_DIRECTIVE_
Restate the data word for word and leave the images out.

_SUPPLIED INFORMATION_
◆ ◆ ◆

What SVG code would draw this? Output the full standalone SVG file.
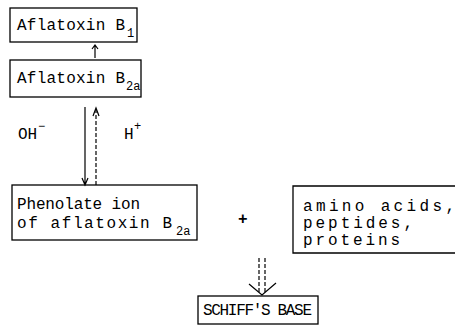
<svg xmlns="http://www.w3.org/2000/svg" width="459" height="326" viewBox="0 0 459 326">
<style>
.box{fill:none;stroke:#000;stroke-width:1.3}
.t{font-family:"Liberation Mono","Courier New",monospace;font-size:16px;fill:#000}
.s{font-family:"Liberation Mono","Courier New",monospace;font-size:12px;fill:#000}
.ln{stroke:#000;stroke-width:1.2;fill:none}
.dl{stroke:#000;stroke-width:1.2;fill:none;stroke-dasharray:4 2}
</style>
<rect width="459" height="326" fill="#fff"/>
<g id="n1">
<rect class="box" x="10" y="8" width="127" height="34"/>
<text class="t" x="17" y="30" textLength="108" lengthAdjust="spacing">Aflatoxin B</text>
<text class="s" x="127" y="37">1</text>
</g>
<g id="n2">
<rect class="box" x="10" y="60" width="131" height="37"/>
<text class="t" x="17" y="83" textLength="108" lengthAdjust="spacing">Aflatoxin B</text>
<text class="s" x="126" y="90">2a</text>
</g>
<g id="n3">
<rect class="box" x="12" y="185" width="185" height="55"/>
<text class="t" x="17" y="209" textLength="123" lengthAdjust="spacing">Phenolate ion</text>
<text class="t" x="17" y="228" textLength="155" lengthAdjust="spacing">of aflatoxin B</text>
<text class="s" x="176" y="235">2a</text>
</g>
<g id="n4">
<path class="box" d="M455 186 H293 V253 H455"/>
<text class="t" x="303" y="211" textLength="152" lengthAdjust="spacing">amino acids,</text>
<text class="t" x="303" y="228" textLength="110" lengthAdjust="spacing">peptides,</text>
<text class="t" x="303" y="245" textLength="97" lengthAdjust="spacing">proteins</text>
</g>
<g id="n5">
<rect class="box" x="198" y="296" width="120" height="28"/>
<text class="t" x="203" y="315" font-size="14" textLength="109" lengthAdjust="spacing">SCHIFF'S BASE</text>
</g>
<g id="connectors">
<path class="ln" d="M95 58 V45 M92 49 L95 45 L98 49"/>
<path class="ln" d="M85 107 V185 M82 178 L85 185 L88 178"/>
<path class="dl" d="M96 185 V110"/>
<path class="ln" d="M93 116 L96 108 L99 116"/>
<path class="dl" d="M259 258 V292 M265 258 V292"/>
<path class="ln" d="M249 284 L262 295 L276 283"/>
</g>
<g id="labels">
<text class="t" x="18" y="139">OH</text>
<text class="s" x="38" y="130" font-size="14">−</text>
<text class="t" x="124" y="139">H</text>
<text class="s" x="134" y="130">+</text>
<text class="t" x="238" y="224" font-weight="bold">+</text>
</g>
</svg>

◆ ◆ ◆

_WRITTEN ANSWER_
What SVG code would draw this? Output the full standalone SVG file.
<svg xmlns="http://www.w3.org/2000/svg" width="459" height="326" viewBox="0 0 459 326">
<style>
.box{fill:none;stroke:#000;stroke-width:1.3}
.t{font-family:"Liberation Mono","Courier New",monospace;font-size:16px;fill:#000}
.s{font-family:"Liberation Mono","Courier New",monospace;font-size:12px;fill:#000}
.ln{stroke:#000;stroke-width:1.2;fill:none}
.dl{stroke:#000;stroke-width:1.2;fill:none;stroke-dasharray:4 2}
</style>
<rect width="459" height="326" fill="#fff"/>
<g id="n1">
<rect class="box" x="10" y="8" width="127" height="34"/>
<text class="t" x="17" y="30" textLength="108" lengthAdjust="spacing">Aflatoxin B</text>
<text class="s" x="127" y="37">1</text>
</g>
<g id="n2">
<rect class="box" x="10" y="60" width="131" height="37"/>
<text class="t" x="17" y="83" textLength="108" lengthAdjust="spacing">Aflatoxin B</text>
<text class="s" x="126" y="90">2a</text>
</g>
<g id="n3">
<rect class="box" x="12" y="185" width="185" height="55"/>
<text class="t" x="17" y="209" textLength="123" lengthAdjust="spacing">Phenolate ion</text>
<text class="t" x="17" y="228" textLength="155" lengthAdjust="spacing">of aflatoxin B</text>
<text class="s" x="176" y="235">2a</text>
</g>
<g id="n4">
<path class="box" d="M455 186 H293 V253 H455"/>
<text class="t" x="303" y="211" textLength="152" lengthAdjust="spacing">amino acids,</text>
<text class="t" x="303" y="228" textLength="110" lengthAdjust="spacing">peptides,</text>
<text class="t" x="303" y="245" textLength="97" lengthAdjust="spacing">proteins</text>
</g>
<g id="n5">
<rect class="box" x="198" y="296" width="120" height="28"/>
<text class="t" x="203" y="315" font-size="14" textLength="109" lengthAdjust="spacing">SCHIFF'S BASE</text>
</g>
<g id="connectors">
<path class="ln" d="M95 58 V45 M92 49 L95 45 L98 49"/>
<path class="ln" d="M85 107 V185 M82 178 L85 185 L88 178"/>
<path class="dl" d="M96 185 V110"/>
<path class="ln" d="M93 116 L96 108 L99 116"/>
<path class="dl" d="M259 258 V292 M265 258 V292"/>
<path class="ln" d="M249 284 L262 295 L276 283"/>
</g>
<g id="labels">
<text class="t" x="18" y="139">OH</text>
<text class="s" x="38" y="130" font-size="14">−</text>
<text class="t" x="124" y="139">H</text>
<text class="s" x="134" y="130">+</text>
<text class="t" x="238" y="224" font-weight="bold">+</text>
</g>
</svg>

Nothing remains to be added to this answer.